**YOUR OBJECTIVE:** Stop at the line containing "from bokeh.resources import INLINE": write out every line from the beginning of the entries up to and including it, minus the pictures.

(Records)
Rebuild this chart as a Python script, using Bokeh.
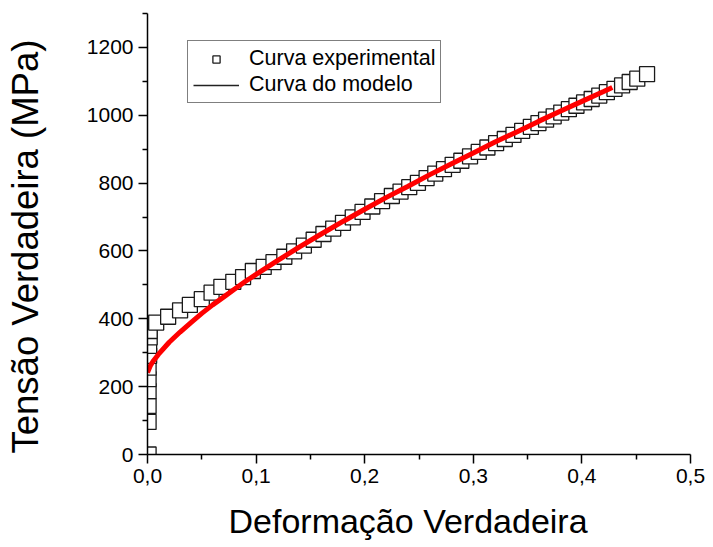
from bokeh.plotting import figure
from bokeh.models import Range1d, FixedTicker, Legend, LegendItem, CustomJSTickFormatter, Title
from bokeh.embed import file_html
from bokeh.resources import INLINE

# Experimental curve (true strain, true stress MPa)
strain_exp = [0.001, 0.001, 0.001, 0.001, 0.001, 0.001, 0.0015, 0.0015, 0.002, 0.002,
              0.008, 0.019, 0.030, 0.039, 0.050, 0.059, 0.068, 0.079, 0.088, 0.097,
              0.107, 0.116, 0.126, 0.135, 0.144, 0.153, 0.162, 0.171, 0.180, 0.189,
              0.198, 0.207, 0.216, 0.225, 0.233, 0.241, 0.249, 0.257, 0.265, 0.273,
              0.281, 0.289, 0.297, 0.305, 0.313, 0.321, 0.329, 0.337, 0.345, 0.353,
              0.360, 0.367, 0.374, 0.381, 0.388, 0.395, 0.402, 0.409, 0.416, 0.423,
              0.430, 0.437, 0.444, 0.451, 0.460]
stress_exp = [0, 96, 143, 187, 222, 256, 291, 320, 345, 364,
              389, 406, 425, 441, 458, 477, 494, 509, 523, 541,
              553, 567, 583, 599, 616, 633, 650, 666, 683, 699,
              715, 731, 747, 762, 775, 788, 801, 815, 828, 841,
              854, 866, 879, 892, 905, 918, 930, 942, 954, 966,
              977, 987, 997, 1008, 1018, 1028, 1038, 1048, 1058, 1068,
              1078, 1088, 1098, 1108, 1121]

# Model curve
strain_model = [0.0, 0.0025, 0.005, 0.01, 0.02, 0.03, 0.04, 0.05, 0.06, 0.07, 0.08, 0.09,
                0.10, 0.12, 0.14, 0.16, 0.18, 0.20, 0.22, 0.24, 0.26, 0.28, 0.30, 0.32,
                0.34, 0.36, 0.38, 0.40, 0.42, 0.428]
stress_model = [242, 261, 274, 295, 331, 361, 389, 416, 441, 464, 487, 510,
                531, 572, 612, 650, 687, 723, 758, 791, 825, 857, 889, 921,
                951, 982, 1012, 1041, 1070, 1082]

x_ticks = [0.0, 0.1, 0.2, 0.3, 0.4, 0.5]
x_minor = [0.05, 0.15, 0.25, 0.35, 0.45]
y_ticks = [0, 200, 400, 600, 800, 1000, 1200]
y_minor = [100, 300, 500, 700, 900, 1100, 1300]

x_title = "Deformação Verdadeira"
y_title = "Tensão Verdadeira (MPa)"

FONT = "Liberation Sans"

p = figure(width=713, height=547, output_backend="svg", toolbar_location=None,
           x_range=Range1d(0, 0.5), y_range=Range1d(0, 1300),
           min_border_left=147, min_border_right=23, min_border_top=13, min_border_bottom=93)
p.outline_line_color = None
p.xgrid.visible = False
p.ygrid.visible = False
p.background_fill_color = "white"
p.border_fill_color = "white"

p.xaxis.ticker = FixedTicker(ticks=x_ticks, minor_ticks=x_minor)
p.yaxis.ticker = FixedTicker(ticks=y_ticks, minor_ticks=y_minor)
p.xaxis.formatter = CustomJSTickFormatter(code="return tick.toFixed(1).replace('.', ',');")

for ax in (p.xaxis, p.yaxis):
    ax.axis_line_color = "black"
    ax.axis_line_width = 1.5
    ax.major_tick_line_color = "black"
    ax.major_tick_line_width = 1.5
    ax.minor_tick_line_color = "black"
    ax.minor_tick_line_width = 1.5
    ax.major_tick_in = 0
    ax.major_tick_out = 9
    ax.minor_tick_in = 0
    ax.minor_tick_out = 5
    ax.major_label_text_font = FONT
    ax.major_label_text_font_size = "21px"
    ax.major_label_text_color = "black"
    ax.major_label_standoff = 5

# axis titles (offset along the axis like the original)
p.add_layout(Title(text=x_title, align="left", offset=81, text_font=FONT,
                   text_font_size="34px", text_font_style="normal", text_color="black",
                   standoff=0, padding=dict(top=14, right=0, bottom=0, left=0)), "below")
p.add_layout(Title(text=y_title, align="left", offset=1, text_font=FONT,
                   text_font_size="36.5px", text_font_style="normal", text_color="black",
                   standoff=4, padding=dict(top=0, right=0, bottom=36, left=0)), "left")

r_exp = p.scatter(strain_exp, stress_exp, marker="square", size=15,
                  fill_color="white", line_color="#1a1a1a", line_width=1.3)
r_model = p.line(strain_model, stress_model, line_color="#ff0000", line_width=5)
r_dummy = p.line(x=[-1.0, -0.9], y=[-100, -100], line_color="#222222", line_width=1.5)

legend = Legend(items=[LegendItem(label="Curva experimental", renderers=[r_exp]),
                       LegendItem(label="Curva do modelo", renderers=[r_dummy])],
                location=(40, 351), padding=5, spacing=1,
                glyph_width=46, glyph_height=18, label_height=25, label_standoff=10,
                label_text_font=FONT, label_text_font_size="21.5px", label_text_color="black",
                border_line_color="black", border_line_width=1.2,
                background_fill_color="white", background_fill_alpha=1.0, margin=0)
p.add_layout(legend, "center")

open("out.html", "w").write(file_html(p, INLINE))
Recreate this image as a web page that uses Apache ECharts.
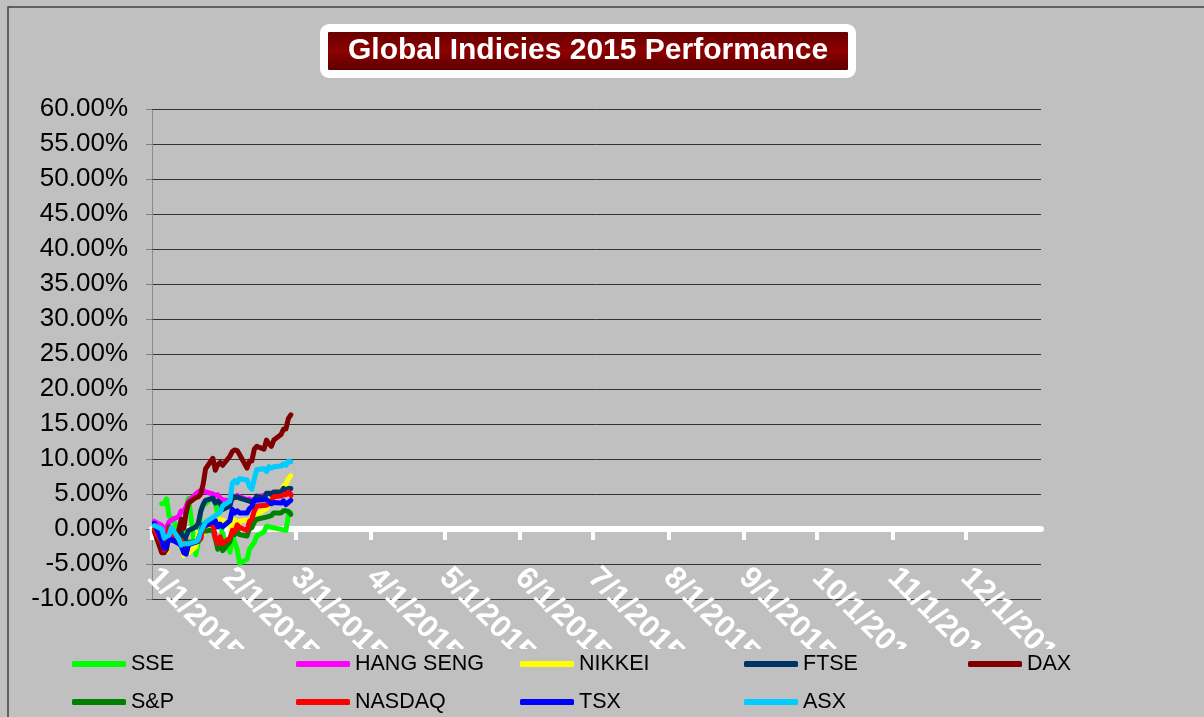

**WORKED ANSWER:**
Rebuild this chart as a Python script, using Bokeh.
from bokeh.plotting import figure
from bokeh.models import Range1d, FixedTicker, Legend, LegendItem, CustomJSTickFormatter, Title
from bokeh.embed import file_html
from bokeh.resources import INLINE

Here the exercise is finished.